In my opinion an appropriate sentence in each case is a sentence of imprisonment for a period of 12 months. In each case I would fix a non-parole period of 6 months. Like the Judge, in the case of N, I would direct that the non-parole period and head sentence commence from 17 December 1996. In the case of P, I would direct that the head sentence and non-parole period commence from 1 June 1997.
For those reasons, I would allow the appeal and substitute the sentences referred to by me.
Olsson J
I have had the advantage of reading, in draft, the reasons published by the Chief Justice in this matter.
I agree both with the substance of those reasons and also the order which he proposes.
For myself, I would only wish to stress that, although the actual physical effect of the assaults perpetrated by the appellants upon the victim paled somewhat into relative insignificance when contrasted with the separate fatal injuries inflicted by a co-offender, this was, nevertheless, a very serious offence.
The gravamen of it lay in the fact that, even although the victim provoked the overall incident, he was ultimately set upon by a group of assailants, of which the appellants were two.
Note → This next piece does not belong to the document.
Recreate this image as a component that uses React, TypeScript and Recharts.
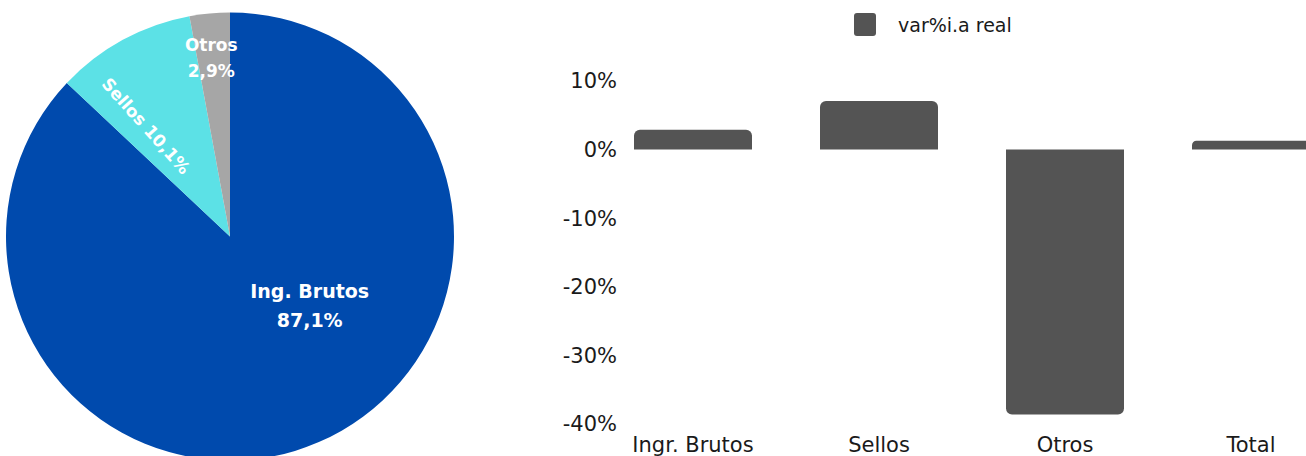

Realistically, the victim was no match for the sheer weight of numbers arrayed against him and was rapidly felled to the ground. Whilst he remained prostrate and unable to defend himself the accused joined in inflicting punishment on him by administering heavy kicks to his body.
Such conduct is inherently very serious and, unfortunately, by no means uncommon in cases coming before the criminal court. Conduct of that type must firmly be repressed, to the extent that the courts can prevent it. The gravity of it clearly warranted both the disposal of the matter in this court and also the ultimate sentencing of the appellants as adults. It was important that a sentence be imposed that indicated to other youths that assaults of this nature will not be tolerated and will inevitably lead to significant penal consequences.
Williams J
I agree with the order proposed by the Chief Justice for the reasons which he has given.